Dataset excerpt:
•••

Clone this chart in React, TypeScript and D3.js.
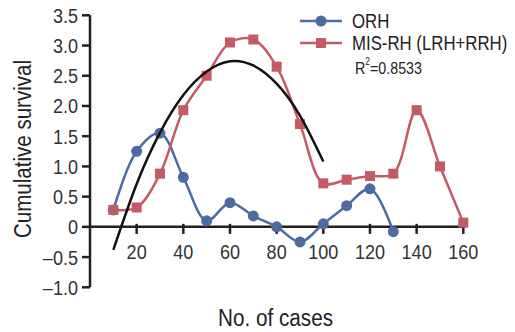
import React, {useRef, useEffect} from 'react';
import * as d3 from 'd3';

// 数据
const cases = [10, 20, 30, 40, 50, 60, 70, 80, 90, 100, 110, 120, 130, 140, 150, 160];
const orh = [0.28, 1.25, 1.55, 0.82, 0.1, 0.4, 0.18, 0, -0.25, 0.05, 0.35, 0.63, -0.08];
const misRh = [0.28, 0.32, 0.88, 1.93, 2.5, 3.05, 3.1, 2.65, 1.7, 0.72, 0.78, 0.84, 0.88, 1.93, 1.0, 0.07];
// 趋势线
const trendX = [10, 20, 30, 40, 50, 60, 70, 80, 90, 100];
const trendY = [-0.38, 0.71, 1.56, 2.18, 2.57, 2.74, 2.67, 2.37, 1.84, 1.08];
const xTicks = [20, 40, 60, 80, 100, 120, 140, 160];
const yTicks = [-1.0, -0.5, 0, 0.5, 1.0, 1.5, 2.0, 2.5, 3.0, 3.5];
const seriesNames = ['ORH', 'MIS-RH (LRH+RRH)'];

const BLUE = '#4d6ba3';
const RED = '#c45a65';
const AXIS = '#231f20';
const FONT = '"Liberation Sans", Arial, sans-serif';
const SX = 0.86; // 窄字体效果

export default function App() {
  const ref = useRef<SVGSVGElement>(null);

  useEffect(() => {
    const svg = d3.select(ref.current);
    svg.selectAll('*').remove();

    const x = d3.scaleLinear().domain([0, 160]).range([90, 463.3]);
    const y = d3.scaleLinear().domain([-1, 3.5]).range([287.3, 15.3]);

    // 压缩文字
    const label = (parent: any, px: number, py: number, str: string, size: number, anchor: string, sx = SX, fill = '#333') =>
      parent.append('text')
        .attr('transform', `translate(${px},${py}) scale(${sx},1)`)
        .attr('text-anchor', anchor).attr('dominant-baseline', 'central')
        .attr('font-size', size).attr('fill', fill)
        .text(str);

    // Y 轴
    svg.append('line')
      .attr('x1', x(0)).attr('x2', x(0))
      .attr('y1', y(-1)).attr('y2', y(3.5))
      .attr('stroke', AXIS).attr('stroke-width', 2.5);
    const yg = svg.append('g');
    yg.selectAll('line').data(yTicks).enter().append('line')
      .attr('x1', x(0) - 8).attr('x2', x(0))
      .attr('y1', d => y(d)).attr('y2', d => y(d))
      .attr('stroke', AXIS).attr('stroke-width', 2.5);
    yTicks.forEach(d => {
      const s = d === 0 ? '0' : (d < 0 ? '\u2013' + Math.abs(d).toFixed(1) : d.toFixed(1));
      label(yg, x(0) - 12, y(d), s, 21, 'end');
    });

    // X 轴
    svg.append('line')
      .attr('x1', x(0)).attr('x2', x(160) + 2)
      .attr('y1', y(0)).attr('y2', y(0))
      .attr('stroke', AXIS).attr('stroke-width', 2.5);
    const xg = svg.append('g');
    xg.selectAll('line').data(xTicks).enter().append('line')
      .attr('x1', d => x(d)).attr('x2', d => x(d))
      .attr('y1', y(0) - 3).attr('y2', y(0) + 7)
      .attr('stroke', AXIS).attr('stroke-width', 2.5);
    xTicks.forEach(d => label(xg, x(d), y(0) + 25, String(d), 21, 'middle'));

    // 轴标题
    svg.append('text')
      .attr('transform', `translate(23,149) rotate(-90)`)
      .attr('text-anchor', 'middle').attr('dominant-baseline', 'central')
      .attr('font-size', 23).attr('fill', '#222')
      .attr('textLength', 178).attr('lengthAdjust', 'spacingAndGlyphs')
      .text('Cumulative survival');
    svg.append('text')
      .attr('x', 275.5).attr('y', 318)
      .attr('text-anchor', 'middle').attr('dominant-baseline', 'central')
      .attr('font-size', 23).attr('fill', '#222')
      .attr('textLength', 115).attr('lengthAdjust', 'spacingAndGlyphs')
      .text('No. of cases');

    const curve = d3.curveCatmullRom.alpha(0.5);

    // ORH
    const orhData = orh.map((v, i) => [cases[i], v] as [number, number]);
    svg.append('path')
      .attr('d', d3.line<[number, number]>().x(d => x(d[0])).y(d => y(d[1])).curve(curve)(orhData))
      .attr('fill', 'none').attr('stroke', BLUE).attr('stroke-width', 2.5);
    svg.append('g').selectAll('circle').data(orhData).enter().append('circle')
      .attr('cx', d => x(d[0])).attr('cy', d => y(d[1])).attr('r', 5.5)
      .attr('fill', BLUE);

    // MIS-RH
    const misData = misRh.map((v, i) => [cases[i], v] as [number, number]);
    svg.append('path')
      .attr('d', d3.line<[number, number]>().x(d => x(d[0])).y(d => y(d[1])).curve(curve)(misData))
      .attr('fill', 'none').attr('stroke', RED).attr('stroke-width', 2.5);
    svg.append('g').selectAll('rect').data(misData).enter().append('rect')
      .attr('x', d => x(d[0]) - 5).attr('y', d => y(d[1]) - 5)
      .attr('width', 10).attr('height', 10)
      .attr('fill', RED);

    // 趋势线
    const tData = trendX.map((v, i) => [v, trendY[i]] as [number, number]);
    svg.append('path')
      .attr('d', d3.line<[number, number]>().x(d => x(d[0])).y(d => y(d[1])).curve(d3.curveNatural)(tData))
      .attr('fill', 'none').attr('stroke', '#111').attr('stroke-width', 2.5);

    // 图例
    const lg = svg.append('g');
    seriesNames.forEach((name, i) => {
      const ly = 21 + i * 22;
      lg.append('line')
        .attr('x1', 300).attr('x2', 342).attr('y1', ly).attr('y2', ly)
        .attr('stroke', i === 0 ? BLUE : RED).attr('stroke-width', 2.5);
      if (i === 0) {
        lg.append('circle').attr('cx', 321).attr('cy', ly).attr('r', 5.5).attr('fill', BLUE);
      } else {
        lg.append('rect').attr('x', 316).attr('y', ly - 5).attr('width', 10).attr('height', 10).attr('fill', RED);
      }
      label(lg, 352, ly, name, 21, 'start', 0.8, '#222');
    });
    const r2 = lg.append('text')
      .attr('transform', `translate(355,68) scale(0.84,1)`)
      .attr('dominant-baseline', 'central')
      .attr('font-size', 17).attr('fill', '#222');
    r2.append('tspan').text('R');
    r2.append('tspan').attr('font-size', 10).attr('dy', -6).text('2');
    r2.append('tspan').attr('dy', 6).text('=0.8533');
  }, []);

  return (
    <svg ref={ref} width={515} height={332}
      style={{position: 'absolute', top: 0, left: 0, fontFamily: FONT, background: '#fff'}}/>
  );
}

•••

Exercise brief: Write out the lines from the start of the material to the line with "d3.scaleLinear().domain([-1, 3.5]).range([287.3, 15.3]);", inclusive and exactly. Skip the pictures.

Problem solution:
Clone this chart in React, TypeScript and D3.js.
import React, {useRef, useEffect} from 'react';
import * as d3 from 'd3';

// 数据
const cases = [10, 20, 30, 40, 50, 60, 70, 80, 90, 100, 110, 120, 130, 140, 150, 160];
const orh = [0.28, 1.25, 1.55, 0.82, 0.1, 0.4, 0.18, 0, -0.25, 0.05, 0.35, 0.63, -0.08];
const misRh = [0.28, 0.32, 0.88, 1.93, 2.5, 3.05, 3.1, 2.65, 1.7, 0.72, 0.78, 0.84, 0.88, 1.93, 1.0, 0.07];
// 趋势线
const trendX = [10, 20, 30, 40, 50, 60, 70, 80, 90, 100];
const trendY = [-0.38, 0.71, 1.56, 2.18, 2.57, 2.74, 2.67, 2.37, 1.84, 1.08];
const xTicks = [20, 40, 60, 80, 100, 120, 140, 160];
const yTicks = [-1.0, -0.5, 0, 0.5, 1.0, 1.5, 2.0, 2.5, 3.0, 3.5];
const seriesNames = ['ORH', 'MIS-RH (LRH+RRH)'];

const BLUE = '#4d6ba3';
const RED = '#c45a65';
const AXIS = '#231f20';
const FONT = '"Liberation Sans", Arial, sans-serif';
const SX = 0.86; // 窄字体效果

export default function App() {
  const ref = useRef<SVGSVGElement>(null);

  useEffect(() => {
    const svg = d3.select(ref.current);
    svg.selectAll('*').remove();

    const x = d3.scaleLinear().domain([0, 160]).range([90, 463.3]);
    const y = d3.scaleLinear().domain([-1, 3.5]).range([287.3, 15.3]);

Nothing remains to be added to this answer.